La reforma que adelantó el presidente Turbay Ayala, aun cuando había sido respaldada por el Congreso respetando las directrices de la Corte, fue demandada por vicios de forma. Cuando se filtró a la opinión pública la noticia de que se la declararía inexequible por una ajustada votación, el gobierno nacional expidió un decreto que variaba el porcentaje con el que debían producirse este tipo de decisiones, exigiendo el voto afirmativo de las tres cuartas partes de los integrantes de la Corporación, en lugar de la mayoría absoluta que consagraba el estatuto orgánico de la administración de justicia. La Corte inaplicó esa norma por inconstitucional y, adicionalmente, resolvió que la iniciativa gubernamental objeto de análisis era inexequible.

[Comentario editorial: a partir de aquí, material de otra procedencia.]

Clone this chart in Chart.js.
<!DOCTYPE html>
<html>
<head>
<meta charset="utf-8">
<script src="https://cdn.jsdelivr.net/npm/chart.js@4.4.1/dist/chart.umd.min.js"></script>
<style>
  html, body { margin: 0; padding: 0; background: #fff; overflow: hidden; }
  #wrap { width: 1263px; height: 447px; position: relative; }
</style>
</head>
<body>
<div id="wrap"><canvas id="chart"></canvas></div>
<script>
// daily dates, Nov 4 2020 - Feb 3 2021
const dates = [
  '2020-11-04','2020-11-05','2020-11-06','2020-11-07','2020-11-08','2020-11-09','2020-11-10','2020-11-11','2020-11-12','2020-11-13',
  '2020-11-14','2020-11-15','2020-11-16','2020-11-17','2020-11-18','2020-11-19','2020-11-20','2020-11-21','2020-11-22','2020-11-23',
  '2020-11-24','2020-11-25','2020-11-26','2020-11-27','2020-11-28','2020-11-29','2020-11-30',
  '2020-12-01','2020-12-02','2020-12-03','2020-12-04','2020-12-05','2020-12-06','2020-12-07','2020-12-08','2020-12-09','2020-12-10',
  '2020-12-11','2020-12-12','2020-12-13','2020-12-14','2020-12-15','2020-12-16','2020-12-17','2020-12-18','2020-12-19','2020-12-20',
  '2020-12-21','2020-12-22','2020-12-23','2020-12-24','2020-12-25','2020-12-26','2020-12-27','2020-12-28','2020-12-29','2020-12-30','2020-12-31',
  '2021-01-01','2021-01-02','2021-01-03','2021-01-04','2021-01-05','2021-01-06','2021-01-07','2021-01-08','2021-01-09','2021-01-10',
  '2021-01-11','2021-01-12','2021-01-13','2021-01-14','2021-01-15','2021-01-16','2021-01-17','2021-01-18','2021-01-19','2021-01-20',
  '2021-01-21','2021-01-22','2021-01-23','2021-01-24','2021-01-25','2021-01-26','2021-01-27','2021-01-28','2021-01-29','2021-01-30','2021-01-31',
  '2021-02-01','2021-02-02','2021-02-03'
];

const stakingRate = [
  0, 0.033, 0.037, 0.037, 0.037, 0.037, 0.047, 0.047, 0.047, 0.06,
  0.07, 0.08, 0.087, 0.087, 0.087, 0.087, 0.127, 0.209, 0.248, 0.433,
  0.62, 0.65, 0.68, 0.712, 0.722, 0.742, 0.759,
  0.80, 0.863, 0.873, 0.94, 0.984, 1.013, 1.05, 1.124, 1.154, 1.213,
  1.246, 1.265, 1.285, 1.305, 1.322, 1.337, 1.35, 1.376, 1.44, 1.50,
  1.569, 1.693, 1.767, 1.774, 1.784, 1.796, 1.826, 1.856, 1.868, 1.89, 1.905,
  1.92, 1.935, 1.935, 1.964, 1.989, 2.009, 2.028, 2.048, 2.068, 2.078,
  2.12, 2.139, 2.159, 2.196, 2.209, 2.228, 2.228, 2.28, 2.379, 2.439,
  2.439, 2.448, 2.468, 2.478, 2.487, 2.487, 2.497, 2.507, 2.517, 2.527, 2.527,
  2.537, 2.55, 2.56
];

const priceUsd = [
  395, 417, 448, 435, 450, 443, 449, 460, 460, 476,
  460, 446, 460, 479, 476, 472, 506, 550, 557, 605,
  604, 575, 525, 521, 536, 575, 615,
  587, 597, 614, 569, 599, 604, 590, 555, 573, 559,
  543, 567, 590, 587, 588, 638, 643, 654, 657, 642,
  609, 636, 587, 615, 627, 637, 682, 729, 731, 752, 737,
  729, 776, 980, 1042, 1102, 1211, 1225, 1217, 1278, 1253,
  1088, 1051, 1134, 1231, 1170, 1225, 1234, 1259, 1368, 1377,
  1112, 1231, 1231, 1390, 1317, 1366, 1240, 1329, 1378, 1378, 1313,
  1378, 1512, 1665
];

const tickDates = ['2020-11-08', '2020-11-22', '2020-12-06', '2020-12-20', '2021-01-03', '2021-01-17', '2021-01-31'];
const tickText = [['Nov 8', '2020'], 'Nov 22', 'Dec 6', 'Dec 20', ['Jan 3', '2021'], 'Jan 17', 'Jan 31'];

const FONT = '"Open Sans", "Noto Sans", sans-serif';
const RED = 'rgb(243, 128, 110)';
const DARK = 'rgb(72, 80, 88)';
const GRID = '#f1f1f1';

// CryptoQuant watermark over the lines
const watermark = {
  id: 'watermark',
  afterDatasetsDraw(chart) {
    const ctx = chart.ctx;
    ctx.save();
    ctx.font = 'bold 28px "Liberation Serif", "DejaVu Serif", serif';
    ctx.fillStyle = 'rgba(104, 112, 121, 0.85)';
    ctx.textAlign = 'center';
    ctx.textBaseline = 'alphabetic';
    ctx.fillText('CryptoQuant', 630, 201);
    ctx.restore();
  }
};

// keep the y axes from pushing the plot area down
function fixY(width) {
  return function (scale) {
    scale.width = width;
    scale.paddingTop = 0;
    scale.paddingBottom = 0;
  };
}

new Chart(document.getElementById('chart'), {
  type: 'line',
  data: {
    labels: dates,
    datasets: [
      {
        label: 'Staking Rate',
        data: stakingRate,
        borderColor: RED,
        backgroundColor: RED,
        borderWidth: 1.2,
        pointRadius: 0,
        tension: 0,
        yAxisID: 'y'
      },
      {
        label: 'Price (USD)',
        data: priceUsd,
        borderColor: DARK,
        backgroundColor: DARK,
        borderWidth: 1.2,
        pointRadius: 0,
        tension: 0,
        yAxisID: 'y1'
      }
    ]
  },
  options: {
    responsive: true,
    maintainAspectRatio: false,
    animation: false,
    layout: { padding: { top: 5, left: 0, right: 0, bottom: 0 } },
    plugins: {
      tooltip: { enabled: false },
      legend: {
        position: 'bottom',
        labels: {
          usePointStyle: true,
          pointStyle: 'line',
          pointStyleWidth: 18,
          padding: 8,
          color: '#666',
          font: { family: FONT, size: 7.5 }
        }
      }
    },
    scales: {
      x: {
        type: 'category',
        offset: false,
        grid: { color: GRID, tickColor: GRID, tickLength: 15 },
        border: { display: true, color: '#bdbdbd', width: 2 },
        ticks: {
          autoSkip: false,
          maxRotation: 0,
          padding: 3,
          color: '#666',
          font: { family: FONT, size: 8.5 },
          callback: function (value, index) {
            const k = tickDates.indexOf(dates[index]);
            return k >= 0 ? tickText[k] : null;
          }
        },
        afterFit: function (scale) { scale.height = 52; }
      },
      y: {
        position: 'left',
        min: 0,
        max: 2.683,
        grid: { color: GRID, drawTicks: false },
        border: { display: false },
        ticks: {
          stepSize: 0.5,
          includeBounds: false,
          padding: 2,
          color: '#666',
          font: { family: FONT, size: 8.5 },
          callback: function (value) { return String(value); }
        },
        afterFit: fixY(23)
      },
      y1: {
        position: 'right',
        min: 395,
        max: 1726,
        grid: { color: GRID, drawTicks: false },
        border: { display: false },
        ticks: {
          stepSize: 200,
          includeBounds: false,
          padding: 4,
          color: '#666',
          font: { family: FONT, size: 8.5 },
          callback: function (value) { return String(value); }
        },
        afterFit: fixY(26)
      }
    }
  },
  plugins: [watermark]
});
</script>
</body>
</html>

Estos dos fracasos sirvieron de base para que se afirmara que ni el Congreso ni la Corte dejaban renovar la Constitución (pese a que por entonces ya había sido modificada más de 70 veces), lo que aunado a la tesis de que la violencia que aquejaba al país se debía a la vetustez de ese conjunto normativo, desembocó en la Asamblea Nacional Constituyente de 1991 que expidió la actual Carta Política. La ruta jurídica por la que se llegó a esa figura es bastante gris, como de manera detallada y reiterada ha expuesto en varias de sus columnas Alfonso Gómez Méndez. La séptima papeleta no tuvo soporte legal, su contabilización fue ordenada por un decreto de estado de sitio, ni su conteo ni sus resultados parecen haber ocurrido, y la Asamblea fue convocada a través de otro decreto de estado de sitio.

foto de asamblea
Asamblea Nacional Constituyente de 1991. Crédito: Colprensa.

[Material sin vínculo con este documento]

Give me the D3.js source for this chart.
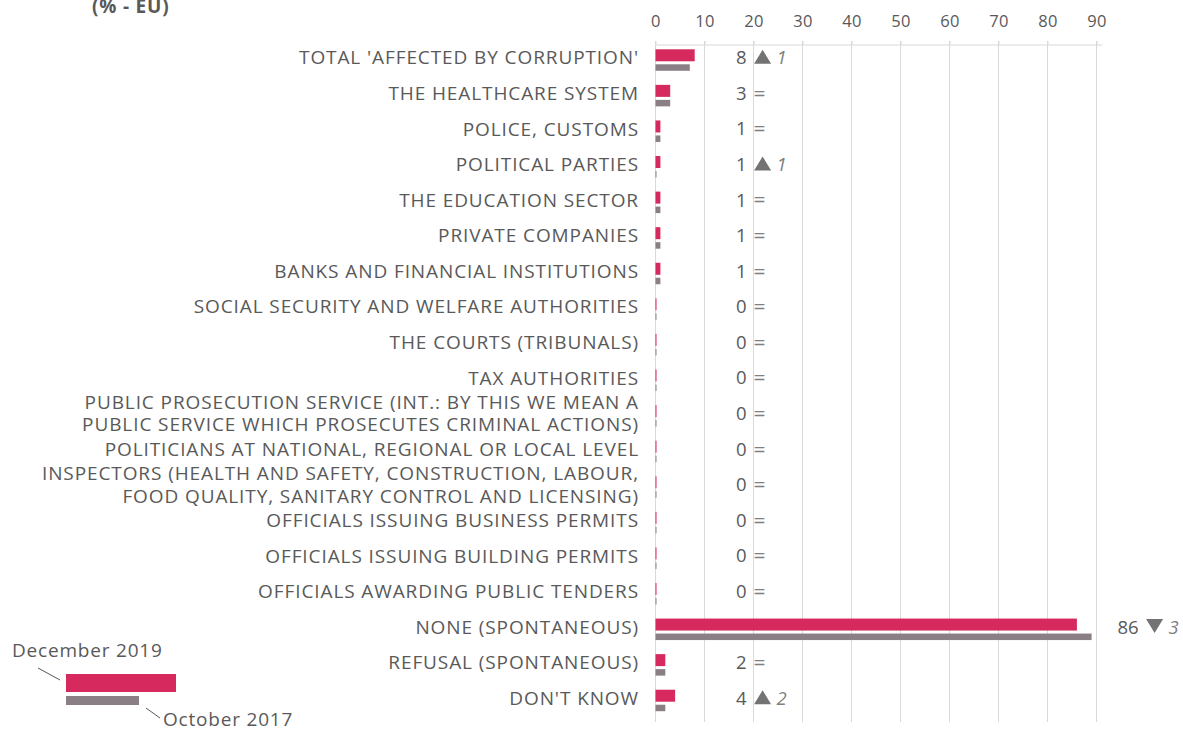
<!DOCTYPE html>
<html>
<head>
<meta charset="utf-8">
<script src="https://cdn.jsdelivr.net/npm/d3@7"></script>
<style>
  html, body { margin: 0; padding: 0; background: #fff; }
  svg { display: block; font-family: "Open Sans", "Noto Sans", sans-serif; }
</style>
</head>
<body>
<svg id="chart" width="1183" height="732"></svg>
<script>
// Categories (one entry per row; "\n" splits a label over two lines)
const categories = [
  "TOTAL 'AFFECTED BY CORRUPTION'",
  "THE HEALTHCARE SYSTEM",
  "POLICE, CUSTOMS",
  "POLITICAL PARTIES",
  "THE EDUCATION SECTOR",
  "PRIVATE COMPANIES",
  "BANKS AND FINANCIAL INSTITUTIONS",
  "SOCIAL SECURITY AND WELFARE AUTHORITIES",
  "THE COURTS (TRIBUNALS)",
  "TAX AUTHORITIES",
  "PUBLIC PROSECUTION SERVICE (INT.: BY THIS WE MEAN A\nPUBLIC SERVICE WHICH PROSECUTES CRIMINAL ACTIONS)",
  "POLITICIANS AT NATIONAL, REGIONAL OR LOCAL LEVEL",
  "INSPECTORS (HEALTH AND SAFETY, CONSTRUCTION, LABOUR,\nFOOD QUALITY, SANITARY CONTROL AND LICENSING)",
  "OFFICIALS ISSUING BUSINESS PERMITS",
  "OFFICIALS ISSUING BUILDING PERMITS",
  "OFFICIALS AWARDING PUBLIC TENDERS",
  "NONE (SPONTANEOUS)",
  "REFUSAL (SPONTANEOUS)",
  "DON'T KNOW"
];

// Share of respondents (%), December 2019 wave
const dec2019 = [8, 3, 1, 1, 1, 1, 1, 0, 0, 0, 0, 0, 0, 0, 0, 0, 86, 2, 4];
// Share of respondents (%), October 2017 wave
const oct2017 = [7, 3, 1, 0, 1, 1, 1, 0, 0, 0, 0, 0, 0, 0, 0, 0, 89, 2, 2];

const seriesNames = ["December 2019", "October 2017"];
const xTicks = [0, 10, 20, 30, 40, 50, 60, 70, 80, 90];
const unitLabel = "(% - EU)";

const PINK = "#d6295d";
const GREY = "#8b7f86";
const TEXT = "#595959";
const GRID = "#d9d9d9";

const svg = d3.select("#chart");

const x = d3.scaleLinear().domain([0, 90]).range([655.5, 1096.5]);
const y = d3.scaleBand().domain(categories).range([40, 716]);

// Top axis with vertical gridlines
const gridG = svg.append("g");
gridG.selectAll("line.grid")
  .data(xTicks)
  .join("line")
  .attr("x1", d => x(d)).attr("x2", d => x(d))
  .attr("y1", 41).attr("y2", 722)
  .attr("stroke", GRID).attr("stroke-width", 1);

const axis = d3.axisTop(x).tickValues(xTicks).tickSize(4).tickPadding(14);
const axG = svg.append("g").attr("transform", "translate(0,45)").call(axis);
axG.select(".domain").attr("stroke", GRID).attr("d", `M${x(0)},0H${x(90) + 6}`);
axG.selectAll(".tick line").attr("stroke", GRID);
axG.selectAll(".tick text")
  .attr("fill", TEXT)
  .style("font-size", "16.5px")
  .style("letter-spacing", "0.4px")
  .style("font-family", "'Open Sans', sans-serif");

// Unit title (partially above the top edge)
svg.append("text")
  .attr("x", 92).attr("y", 13)
  .attr("fill", TEXT)
  .style("font-size", "19px").style("font-weight", "bold")
  .style("letter-spacing", "0.8px")
  .text(unitLabel);

// Category labels
const lab = svg.append("g").selectAll("text")
  .data(categories)
  .join("text")
  .attr("text-anchor", "end")
  .attr("fill", TEXT)
  .style("font-size", "19px")
  .style("letter-spacing", "0.9px")
  .attr("transform", d => `translate(639,${y(d) + y.bandwidth() / 2})`);
lab.each(function(d) {
  const lines = d.split("\n");
  const t = d3.select(this);
  const lh = 22.5;
  lines.forEach((ln, i) => {
    t.append("tspan")
      .attr("x", 0)
      .attr("y", (i - (lines.length - 1) / 2) * lh)
      .attr("dy", "0.35em")
      .text(ln);
  });
});

const rows = categories.map((c, i) => ({ c, a: dec2019[i], b: oct2017[i] }));
const barW = v => Math.max(1, x(v) - x(0));

// December 2019 bars
svg.append("g").selectAll("rect")
  .data(rows)
  .join("rect")
  .attr("x", x(0))
  .attr("y", d => y(d.c) + y.bandwidth() / 2 - 8.5)
  .attr("width", d => barW(d.a))
  .attr("height", 12)
  .attr("fill", PINK);

// October 2017 bars
svg.append("g").selectAll("rect")
  .data(rows)
  .join("rect")
  .attr("x", x(0))
  .attr("y", d => y(d.c) + y.bandwidth() / 2 + 6.5)
  .attr("width", d => barW(d.b))
  .attr("height", 6.5)
  .attr("fill", GREY);

// Value + change labels
const vg = svg.append("g").selectAll("g")
  .data(rows)
  .join("g")
  .attr("transform", d => {
    const ax = x(Math.max(9, d.a, d.b)) + 47;
    return `translate(${ax},${y(d.c) + y.bandwidth() / 2})`;
  });

vg.append("text")
  .attr("text-anchor", "end")
  .attr("dy", "0.35em")
  .attr("fill", TEXT)
  .style("font-size", "18.5px")
  .text(d => d.a);

vg.each(function(d) {
  const g = d3.select(this);
  const diff = d.a - d.b;
  if (diff === 0) {
    g.append("text")
      .attr("x", 7).attr("dy", "0.35em")
      .attr("fill", "#808080")
      .style("font-size", "21px")
      .text("=");
  } else {
    const up = diff > 0;
    const tri = up
      ? "M0,-7L8.5,7L-8.5,7Z"
      : "M0,7L8.5,-7L-8.5,-7Z";
    g.append("path")
      .attr("d", tri)
      .attr("transform", "translate(16,-1)")
      .attr("fill", "#737373");
    g.append("text")
      .attr("x", 30).attr("dy", "0.35em")
      .attr("fill", "#808080")
      .style("font-size", "18.5px")
      .style("font-style", "italic")
      .text(Math.abs(diff));
  }
});

// Legend
const lg = svg.append("g")
  .style("font-size", "19px")
  .style("letter-spacing", "0.8px");
lg.append("text")
  .attr("x", 12).attr("y", 657)
  .attr("fill", TEXT)
  .text(seriesNames[0]);
lg.append("line")
  .attr("x1", 38).attr("y1", 668).attr("x2", 60).attr("y2", 680)
  .attr("stroke", "#595959").attr("stroke-width", 1);
lg.append("rect")
  .attr("x", 66).attr("y", 674).attr("width", 110).attr("height", 18)
  .attr("fill", PINK);
lg.append("rect")
  .attr("x", 66).attr("y", 696).attr("width", 73).attr("height", 9)
  .attr("fill", GREY);
lg.append("line")
  .attr("x1", 146).attr("y1", 708).attr("x2", 160).attr("y2", 718)
  .attr("stroke", "#595959").attr("stroke-width", 1);
lg.append("text")
  .attr("x", 163).attr("y", 726)
  .attr("fill", TEXT)
  .text(seriesNames[1]);
</script>
</body>
</html>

Esta constituyente fue, como la que ya había ideado López Michelsen, un atajo para reformar la Constitución. Pero quizás debido a que eran conscientes de ello, los redactores del actual texto se ocuparon de ampliar los mecanismos para permitir esas transformaciones, incluyendo de manera expresa los mecanismos del referendo y la Asamblea Constituyente. El recurso al voto directo del pueblo ahora es posible porque así lo autorizó el constituyente primario, pero de manera reglada y con la participación tanto del Congreso como de la Corte Constitucional.

Esa reglamentación busca respetar el deseo de los electores que escogieron a los integrantes del Congreso, permitiendo que en el trámite de las modificaciones propuestas se escuche la opinión de todos ellos. Convocar una Constituyente sin pasar por el Congreso equivale a ignorar la voluntad popular que lo conformó; lo que en el fondo se busca es deslegitimar de facto su composición invocando el aval de aquellos que comparten las políticas gubernamentales, y desconociendo la voz de los que no comulgan con ellas. Esa forma de intentar recomponer unas mayorías por fuera del Congreso, lleva a la vulneración de los derechos de quienes no comparten las decisiones del gobierno que llegó a serlo por haber obtenido más votos.

Pese a que cuando se hace referencia a los regímenes democráticos se suele destacar la importancia de las mayorías, su verdadera virtud radica en el respeto de las minorías, pues solo preservando su derecho a disentir por los conductos legales se les garantiza la posibilidad de llegar a constituir una mayoría, ejemplo de lo cual es el actual presidente. Para que ese eje central de la democracia se mantenga incólume, las reformas deben seguir los cauces consagrados en la propia Constitución. La época de los atajos terminó, y ocurrió precisamente por mandato de quienes en 1991 actuaron invocando su condición de representantes del clamor ciudadano.